Kim & Prue- thanks for the Kiwi Alphabet. It is funnier when you can 'hear' it in your head!
Barb - thanks for the 'garden'.

Clouds, blow away so the sun can shine!

Sunday, February 1, 2009

Ultimate Tailgate Party

Ice racing at Stake Lake.

I've been to many kinds of tailgate parties in my lifetime: meals in the field during fall harvest; mudbogs and tractor pulls; river parties; even a 'proper' tailgater at a football game. Yesterday was my ultimate tailgater, though. Bryan and I went to the ice races at Stake Lake for the afternoon.

It was the perfect day for such an event - bright sunny skies, -5C temps, slight breeze (although it picked up and we moved from the endgate to the cab during the afternoon). Should have thought to bring lawn chairs to set up in the truck box, or our recliner seats we use at the racetrack. No matter - we had good winter gear on and a wool blanket, a thermos of hot coffee and sun glorious sun on our faces. Rock 'n' roll music blasted over the loud speakers. Kids were tusseling in the snow, playing shinny hockey behind the line of spectators' trucks ringing the course. Babies peeked out from bunting bags. A 3/4 ton truck with a plow blade for a zamboni. Forget a hot asphalt parking lot outside some NFL stadium - this is how it should be. Dozens of people out on the ice having a great time.

I absolulely love ice racing. It's flat track with attitude. There was a good variety of classes at Stake Lake, from a youngest on a 80cc to the the ol' boys just happy to be playing out there. The young fellers riding pro stock were very competitive, very exciting. Four women had their own class and two were very, very good.

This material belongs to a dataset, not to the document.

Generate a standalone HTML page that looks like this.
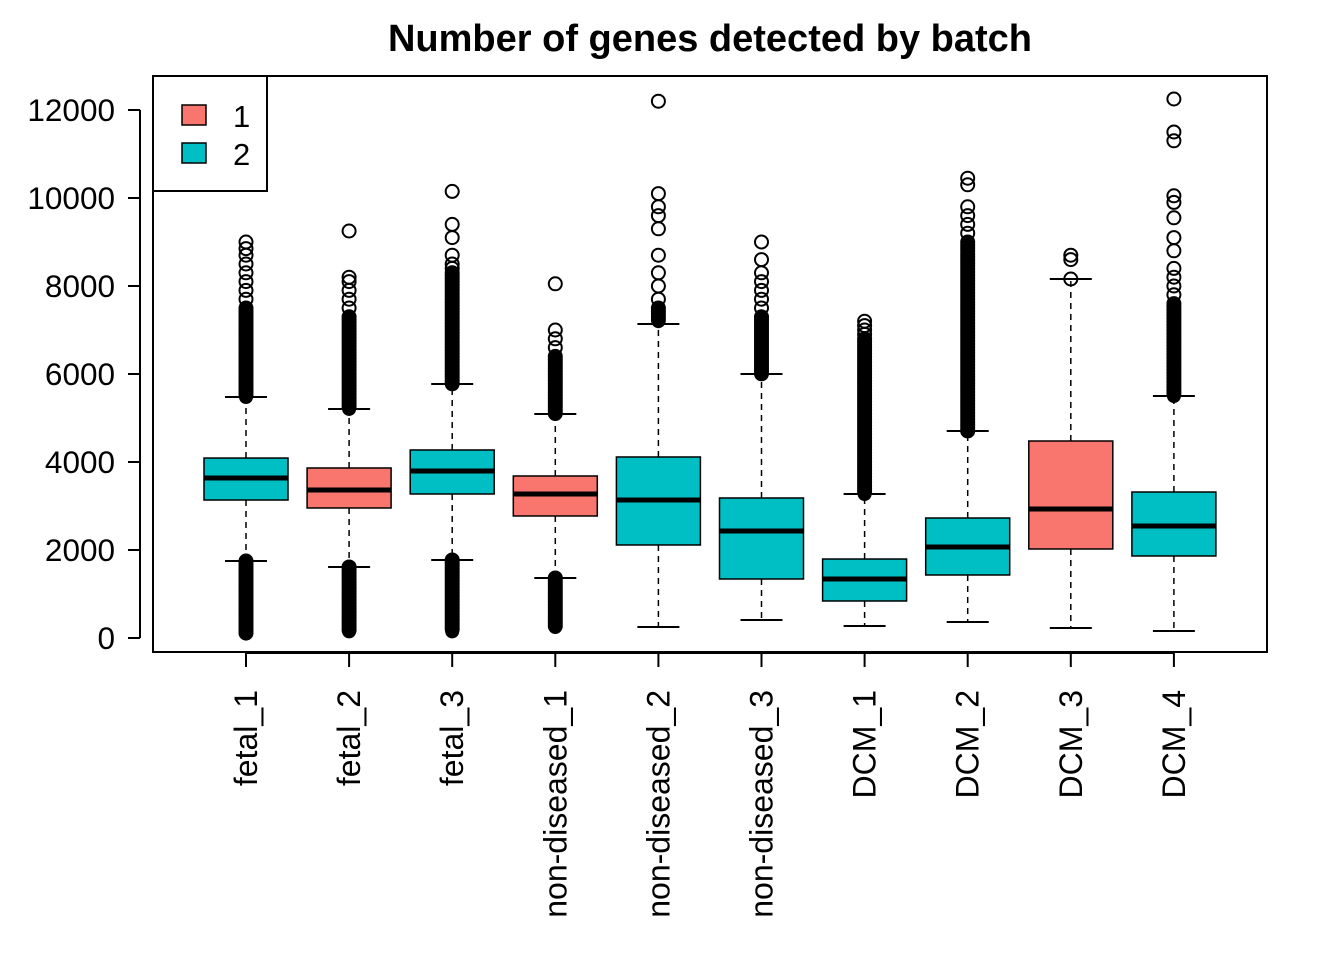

For my friends who love road trips, literally and virtually, you get to Stake Lake from Falkland by travelling up Hwy 97 to Kamloops, through the city onto Hwy 5 south; take exit 366 off the highway and follow the Lac Le Jeune Rd. Stake Lake is almost at the underpass to Logan Lake. There's a good set of crosscountry ski trails around the lake, many out on the trails while we were there.

Some of the Cheesecake Burlesque girls

And then because it was that kind of a day, we spent the evening at a completely different event, the Cheesecake Burlesque Revue. They're troupe of women from Victoria who love and maintain the grand old tradition of burlesque shows - not completely revealing but oh so naughty and absolutely hilarious vaudeville peep show material.

There were some people at the show who not only had never seen burlesque but had no idea what they were in for. I don't know that anyone left, but the two women to my left had prune faces throughout most of the show, and expressed the opinion that the hooting and hollering was too loud and raucous. Excuse me! When a good looking woman is pulling off her black gloves with her teeth, proper appreciation is to be expressed. I thought of many rude things to say to them but refrained like the lady I am (oh stop snickering).

Daughter Rebecca is down for a visit. She was to have a quick flight from GP to Kamloops via Calgary. No such luck. Freezing rain made life difficult for the GP airport people. The first leg of Becca's trip was on the Calgary backhaul, but the incoming flight couldn't land on the perilous airstrip and had to return to Calgary! Westjet eventually put the GP passengers on a milk run flight: Edmonton- Calgary-Kelowna, that arrived 7:40pm. Becca's not anxious to get on a plane again after that frog-hop.

She and her dad are off to Armstrong for groceries. It will be good for them to have some time together this week while I'm at work. Bryan is getting along MUCH better these days, has gone two days without any pain meds at all. He's still in pain, but that's been a constant state of being for him for the past 35 years. When he takes medication to control him, I know it's excruciating.

I started treatments with Bryan's chiropractor to hopefully alleviate my restless leg syndrome. TAKE NOTE ALL MCKINNON's!! Those not of the clan may be interested to know that dozens of us all suffer from RLS, going back to our Great Grandma Sarah; she's the one who called it the 'Scrannies' when none of us knew it had a label. Think it's a modern made-up condition? I think not. Just ask any spouse of a McKinnon (or Whitney, as Sarah was), who's most likely had to endure a bed partner who kicks and twitches all night.

Anyway, Dr. Kinakin says that spine adjustment will cure it. I'll keep you posted.